By comparison, the United States rapidly incorporates refugees into the labor market. U.S.-bound refugees have no restraints on employment and can compete equally with U.S. citizens, except that certain states can limit occupational licenses for noncitizens and refugees for 1 year, although they may have difficulty getting recognition of their credentials even after that. They also face a crop of new state-level minimum wage laws that can make low-skilled employment scarcer.
Figure: Employment Rates in United States and Germany for Refugees (Ages 16+) By Years Since Arrival
Despite these restrictions, after just one year, the majority of U.S. refugees were participating in the labor force, and after just three years, a majority had has jobs. As Figure 1 demonstrates, they significantly outperform refugees in Germany in this regard. The employment rate after 5 years was much higher for male refugees than refugee women in both countries, which makes the overall better U.S. performance all the more surprising, given that Germany’s asylees are overwhelmingly young men while the United States flow is evenly divided.
In the long-term, the U.S. model proves successful. During the 2009 to 2011 period, all refugees in the United States were more likely to be employed than the overall population, according to a 2015 study by the Migration Policy Institute. Two-thirds of all refugee men were employed compared to only 60 percent for all U.S. men. Refugee women had the same employment rates as all U.S. women.

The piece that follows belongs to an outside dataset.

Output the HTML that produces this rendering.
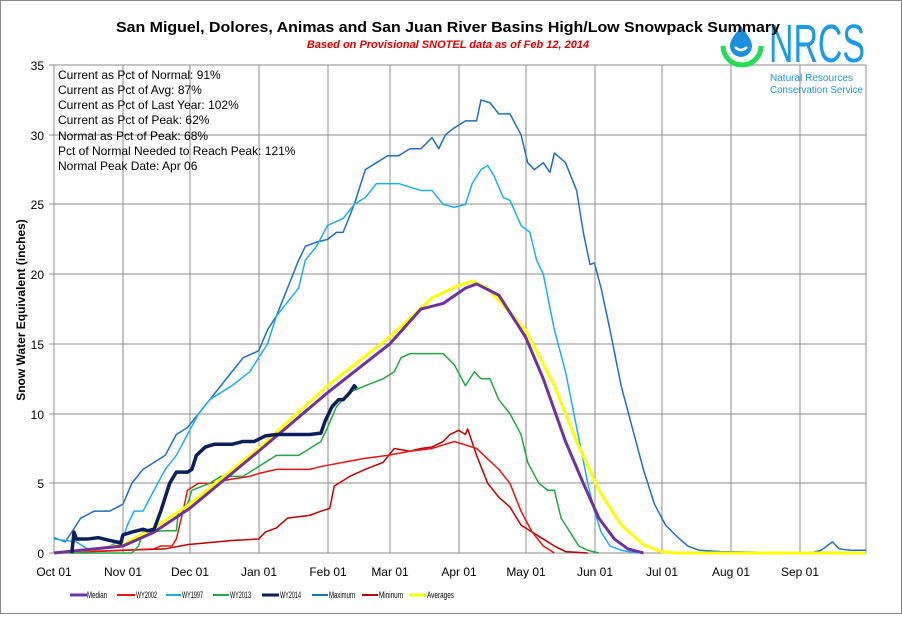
<!DOCTYPE html>
<html><head><meta charset="utf-8"><style>
body{margin:0;background:#fff;}
svg text{font-family:"Liberation Sans",Arial,sans-serif;}
</style></head><body>
<svg width="902" height="614" viewBox="0 0 902 614" xmlns="http://www.w3.org/2000/svg">
<rect x="0.5" y="0.5" width="901" height="613" fill="#fff" stroke="#888"/>
<!-- grid -->
<g stroke="#8c8c8c" stroke-width="1">
<line x1="54" y1="65" x2="866" y2="65"/><line x1="54" y1="135" x2="866" y2="135"/><line x1="54" y1="204" x2="866" y2="204"/><line x1="54" y1="274" x2="866" y2="274"/><line x1="54" y1="344" x2="866" y2="344"/><line x1="54" y1="414" x2="866" y2="414"/><line x1="54" y1="483" x2="866" y2="483"/>
<line x1="123" y1="65" x2="123" y2="553"/><line x1="190" y1="65" x2="190" y2="553"/><line x1="259" y1="65" x2="259" y2="553"/><line x1="328" y1="65" x2="328" y2="553"/><line x1="390" y1="65" x2="390" y2="553"/><line x1="459" y1="65" x2="459" y2="553"/><line x1="526" y1="65" x2="526" y2="553"/><line x1="595" y1="65" x2="595" y2="553"/><line x1="662" y1="65" x2="662" y2="553"/><line x1="731" y1="65" x2="731" y2="553"/><line x1="800" y1="65" x2="800" y2="553"/><line x1="866" y1="65" x2="866" y2="553"/>
<line x1="54" y1="65" x2="54" y2="553"/><line x1="54" y1="553" x2="866" y2="553"/>
<line x1="49" y1="65" x2="54" y2="65"/><line x1="49" y1="135" x2="54" y2="135"/><line x1="49" y1="204" x2="54" y2="204"/><line x1="49" y1="274" x2="54" y2="274"/><line x1="49" y1="344" x2="54" y2="344"/><line x1="49" y1="414" x2="54" y2="414"/><line x1="49" y1="483" x2="54" y2="483"/><line x1="49" y1="553" x2="54" y2="553"/>
</g>
<g font-size="12" text-anchor="end" fill="#000">
<text x="44" y="70">35</text><text x="44" y="140">30</text><text x="44" y="209">25</text><text x="44" y="279">20</text><text x="44" y="349">15</text><text x="44" y="419">10</text><text x="44" y="488">5</text><text x="44" y="558">0</text>
</g>
<g font-size="12" text-anchor="middle" fill="#000">
<text x="54" y="576">Oct 01</text><text x="123" y="576">Nov 01</text><text x="190" y="576">Dec 01</text><text x="259" y="576">Jan 01</text><text x="328" y="576">Feb 01</text><text x="390" y="576">Mar 01</text><text x="459" y="576">Apr 01</text><text x="526" y="576">May 01</text><text x="595" y="576">Jun 01</text><text x="662" y="576">Jul 01</text><text x="731" y="576">Aug 01</text><text x="800" y="576">Sep 01</text>
</g>
<text x="25" y="310" font-size="12" font-weight="bold" text-anchor="middle" transform="rotate(-90 25 310)">Snow Water Equivalent (inches)</text>
<!-- logo -->
<g>
<path d="M723 46 A18 18 0 0 0 761 46" stroke="#22dd55" stroke-width="5" fill="none"/>
<path d="M741 26 C736 34 730 39 730 46 A11 11 0 0 0 752 46 C752 39 746 34 741 26Z" fill="#1a8fe0"/>
<path d="M735 47 Q741 53 747 47" stroke="#fff" stroke-width="2.5" fill="none"/>
<text x="769" y="62" font-size="54" fill="#1a9ae8" textLength="96" lengthAdjust="spacingAndGlyphs">NRCS</text>
<text x="770" y="81" font-size="10" fill="#1a9ae8" textLength="83" lengthAdjust="spacingAndGlyphs">Natural Resources</text>
<text x="770" y="93" font-size="10" fill="#1a9ae8" textLength="93" lengthAdjust="spacingAndGlyphs">Conservation Service</text>
</g>
<text x="116" y="32" font-size="15" font-weight="bold" textLength="664" lengthAdjust="spacingAndGlyphs">San Miguel, Dolores, Animas and San Juan River Basins High/Low Snowpack Summary</text>
<text x="448" y="48" font-size="11" font-weight="bold" font-style="italic" fill="#e00000" text-anchor="middle">Based on Provisional SNOTEL data as of Feb 12, 2014</text>
<g font-size="12" fill="#000">
<text x="58" y="79">Current  as Pct of Normal: 91%</text>
<text x="58" y="94">Current  as Pct of Avg: 87%</text>
<text x="58" y="109">Current  as Pct of Last Year: 102%</text>
<text x="58" y="124">Current  as Pct of Peak: 62%</text>
<text x="58" y="140">Normal  as Pct of Peak: 68%</text>
<text x="58" y="155">Pct of Normal Needed  to Reach Peak: 121%</text>
<text x="58" y="170">Normal  Peak Date: Apr 06</text>
</g>
<g transform="translate(54,553) scale(2.224,-13.94)" fill="none" stroke-linejoin="round">
<polyline vector-effect="non-scaling-stroke" stroke="#1f6fbf" stroke-width="1.5" points="0,1.1 5,0.8 8,1.5 12,2.5 18,3 25,3 31,3.5 35,5 40,6 45,6.5 50,7 55,8.5 60,9 65,10 70,11 75,12 80,13 85,14 92,14.5 96,16 100,17 105,19 110,21 113,22 118,22.3 123,22.5 127,23 130,23 135,25 140,27.5 145,28 150,28.5 155,28.5 160,29 165,29 170,29.8 173,29 176,30 180,30.5 185,31 190,31 192,32.5 196,32.3 200,31.5 205,31.5 210,30 213,28 216,27.5 220,28 223,27.3 225,28.7 230,28 235,26 238,23 241,20.7 243,20.8 246,19 250,16 255,12 260,9 265,6 270,3.5 275,2 280,1.2 285,0.5 290,0.2 300,0.1 340,0 345,0.2 350,0.8 353,0.3 358,0.2 365,0.2"/>
<polyline vector-effect="non-scaling-stroke" stroke="#1ab0f0" stroke-width="1.5" points="0,1 10,0.8 15,0.3 20,0.2 25,0.5 31,1 33,2 36,3 40,3 45,4.5 50,6 55,7 60,8.5 65,10 70,11 75,11.5 80,12 88,13 92,14 96,15 100,17 105,18 110,19 113,21 118,22 123,23.5 130,24 135,25 140,25.5 145,26.5 155,26.5 165,26 170,26 175,25 180,24.8 185,25 188,26.5 192,27.5 195,27.8 198,27 202,25.5 205,25.3 210,23.5 214,23 217,21 220,20 225,16 230,13 235,9 240,5 243,3 246,1.5 250,0.5 255,0.2 262,0"/>
<polyline vector-effect="non-scaling-stroke" stroke="#c00000" stroke-width="1.5" points="0,0 50,0.3 60,0.6 80,0.9 92,1 95,1.5 100,1.8 105,2.5 115,2.7 120,3 124,3.2 126,4.8 133,5.5 140,6 148,6.5 153,7.5 160,7.3 165,7.5 170,7.6 175,8 178,8.5 182,8.8 185,8.5 186,8.9 190,7 195,5 200,4 205,3.3 210,2 215,1.5 220,1 225,0.5 230,0.1 240,0"/>
<polyline vector-effect="non-scaling-stroke" stroke="#ee1111" stroke-width="1.5" points="0,0 30,0.2 45,0.3 48,0.5 53,0.5 55,1 58,3 60,4.5 65,5 70,5 80,5.3 88,5.5 92,5.7 100,6 110,6 115,6 120,6.2 130,6.5 140,6.8 150,7 160,7.3 170,7.5 180,8 190,7.5 200,6 205,5 210,3 215,1.5 220,0.5 225,0"/>
<polyline vector-effect="non-scaling-stroke" stroke="#1daa40" stroke-width="1.5" points="0,0 35,0 38,0.5 40,1.5 50,1.6 55,1.6 56,3 60,3.5 62,4.5 70,5 75,5.5 85,5.5 90,6 95,6.5 100,7 110,7 115,7.5 120,8 123,9 127,10.5 130,11 134,11.6 140,12 148,12.5 153,13 156,14 160,14.3 170,14.3 175,14.3 180,13.5 185,12 189,13 192,12.5 196,12.5 200,11 205,10 210,8.5 213,6.5 218,5 222,4.5 225,4.5 228,2.5 232,1.5 236,0.5 240,0.2 245,0"/>
<polyline vector-effect="non-scaling-stroke" stroke="#ffff00" stroke-width="3" points="0,0 20,0.3 31,0.6 45,1.8 61,3.5 92,7.5 123,12 151,15.5 170,18.3 182,19.2 188,19.5 195,19 212,16 225,12 235,8 245,4.5 255,2 265,0.6 273,0.1 280,0 365,0"/>
<polyline vector-effect="non-scaling-stroke" stroke="#7030a0" stroke-width="3" points="0,0 31,0.5 45,1.5 61,3.2 92,7.3 123,11.5 151,15 165,17.5 175,17.9 185,19 190,19.3 200,18.5 212,15.5 220,12.5 230,8 238,5 245,2.5 252,1 258,0.3 265,0"/>
<polyline vector-effect="non-scaling-stroke" stroke="#0a1f5c" stroke-width="3.5" points="8,0 9,1.5 10,1 15,1 20,1.1 25,0.9 28,0.8 30,0.7 31,1.3 35,1.5 40,1.7 42,1.6 45,1.7 48,3 52,5 55,5.8 60,5.8 62,6 64,7 68,7.6 72,7.8 80,7.8 85,8 90,8 95,8.4 100,8.5 110,8.5 115,8.5 120,8.6 122,9.5 125,10.5 128,11 130,11 133,11.5 135,12 136,11.8"/>
</g>
<!-- legend -->
<g stroke-width="3">
<line x1="70" y1="595" x2="87" y2="595" stroke="#7030a0"/>
<line x1="117" y1="595" x2="135" y2="595" stroke="#ee1111" stroke-width="2"/>
<line x1="166" y1="595" x2="181" y2="595" stroke="#1ab0f0" stroke-width="2"/>
<line x1="213" y1="595" x2="229" y2="595" stroke="#1daa40" stroke-width="2"/>
<line x1="262" y1="595" x2="279" y2="595" stroke="#0a1f5c"/>
<line x1="312" y1="595" x2="328" y2="595" stroke="#1f6fbf" stroke-width="2"/>
<line x1="362" y1="595" x2="378" y2="595" stroke="#c00000" stroke-width="2"/>
<line x1="409" y1="595" x2="426" y2="595" stroke="#ffff00"/>
</g>
<g font-size="9" fill="#000">
<text x="87" y="598" textLength="20" lengthAdjust="spacingAndGlyphs">Median</text>
<text x="136" y="598" textLength="21" lengthAdjust="spacingAndGlyphs">WY2002</text>
<text x="182" y="598" textLength="21" lengthAdjust="spacingAndGlyphs">WY1997</text>
<text x="230" y="598" textLength="21" lengthAdjust="spacingAndGlyphs">WY2013</text>
<text x="280" y="598" textLength="21" lengthAdjust="spacingAndGlyphs">WY2014</text>
<text x="329" y="598" textLength="26" lengthAdjust="spacingAndGlyphs">Maximum</text>
<text x="379" y="598" textLength="24" lengthAdjust="spacingAndGlyphs">Mininum</text>
<text x="427" y="598" textLength="27" lengthAdjust="spacingAndGlyphs">Averages</text>
</g>
</svg>
</body></html>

U.S. policymakers cannot base their estimates of how refugee flows will impact the labor market on the situation in Germany. Labor market institutions in the United States are better equipped to handle an influx of new workers. While Germany is attempting to improve its laws to better integrate asylees, much work remains. The United States can continue to accept and integrate refugees with the knowledge that we have the experience and markets to handle the flow.